Cody Hennesy of The Library and Patrick Schmitz (Research IT) will lead a discussion about non-consumptive research. We'll specifically explore a few different models for the non-consumptive research of text corpora in the HathiTrust Digital Library, the legal restrictions that necessitate limited access of those collections, a few use cases, and the technical infrastructure behind HathiTrust's data capsule. We invite researchers using non-consumptive methods to join us and share their experiences, describe unmet needs, and/or suggest what the campus can do to support their future work.
When: Thursday, February 23, 2017 from 12 - 1pm
Presenting: Cody Hennesey (Library); Patrick Schmitz (Research IT)
Aaron Culich, Research IT
Chris Hoffman, Research IT
Deb McCaffrey, Research IT
Jason Christopher, Research IT
Kelly Rowland, Nuclear Engineering & BRC
Krishna Muriki, LBNL & BRC (via Zoom)
Miles Lincoln, ETS
Rick Jaffe, Research IT
Rachel Samberg, Library
Ronald Sprouse, Linguistics
Scott Peterson, Library
Steve Masover, Research IT
See slides (PDF)
Cody: Context re: strict copyright law governing modern published content. What scholars do with text analysis, literary & linguistic: topic modeling, text mining (e.g., re: gender as it occurs in a corpus)...
Ron S: [linguistic uses of corpora-level analysis, e.g., frame analysis]
Cody: Domains interested in doing this work also include sociology, political science. Nick Adams' work (PhD, Sociology) as example, analyzing news reports of Occupy protests. Newspapers are a popular source of content/corpora.
Cody: Non-consumptive research means analysis over work that the analyst (researcher) is not permitted to view ... such that analysis does not result in data that can reconstruct pages. Bag of words model (you get words & some metadata, but not the text itself); and data capsule. Data Capsule is Linux VM, you can load software you want, compute over HathiTrust data -- but what you export is controlled (new, still a hard sell because setting up environment is non-trivial; and the review of exportable results hasn't been done much, people aren't sure what they're going to get back for their effort using a data capsule).

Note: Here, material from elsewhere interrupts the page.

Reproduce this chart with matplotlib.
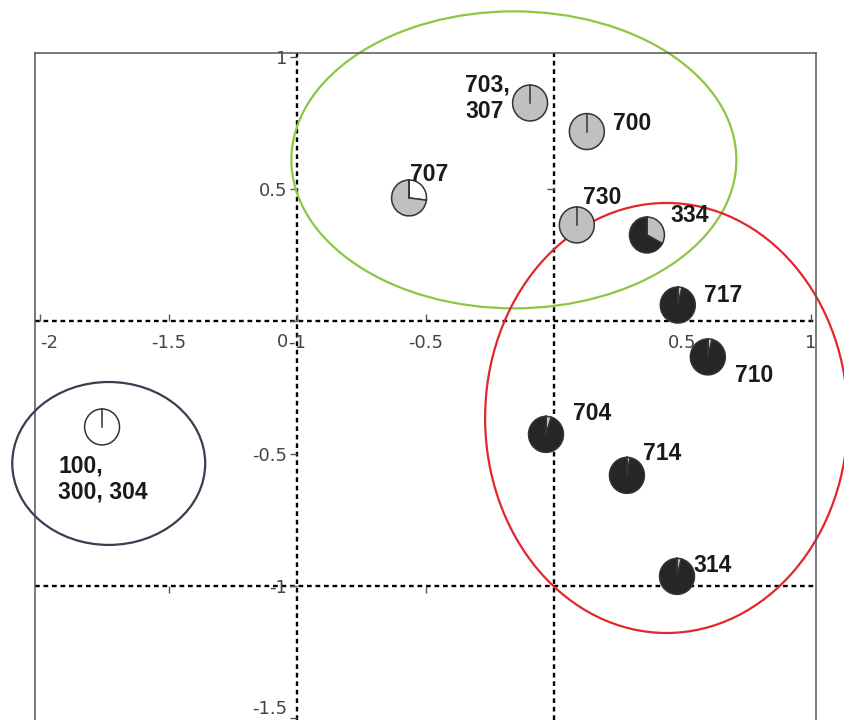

Patrick: Wharton School of Business ...
Patrick: So the real question is how do we establish patterns for how to set up environments that will be useful for people.
Chris: It's kind of a Wild West era for this kind of research nowadays...no standards, likely to be in flux for a while.
Patrick: So concerns include (1) how do you architect these environments so that they meet constraints imposed by data/copyright owners; and (2) how do you offer such a service in an affordable, sustainable way across domains and data sets (the business model problem).
Patrick: resiliency issues implicit in data enclave model ... if data exists in only one place, what happens when that data store is threatened -- by politics (e.g., concerns about gov't data going away given current U.S. administration; financial collapse; etc.)
Rick: Tension in cleaning up data ... how do you clean it and how does that affect a researcher's use of it, what inferences on the data are skewed by how the data was cleaned, etc.
Scott: Nick Adams has ideas about making data sets research-ready, as a service that researchers will prefer to use over performing all the cleanup, structuring, metadata-linking themselves.
Patrick/Chris/Rachel: looking at these kinds of cleaned data as derivative work. That's what the research is done over. Licensure depends in large part on how one is licensed to use the underlying material. Govt data that is public domain but cleaned up by a commercial outfit (e.g., ProQuest) is governed by one's contract with ProQuest.
Cody: U Michigan LexisNexis example: invested in API-based access to newspapers, but now not sure they can release the code ... possibly a contractual constraint.
Rachel/Patrick/Cody: imposition of contractual constraint in order to recoup costs is an issue, yes; but there's also an opportunity for another entity (HathiTrust? InternetArchive?) to "redo", perhaps funded by a grant, and making the result public domain or less-constrained.
Rick/Patrick: What people get credit for ... is it creditworthy -- in academic / research contexts -- to create a data set? Raises question of what role of library is in creating such data sets that researchers can then do work that they have incentive to do. And the question of whether major investment (NSF, et al.) ought to be made in the production of robust, re-usable data sets and tools to operate over data sets, something in-between the raw data and the research over data.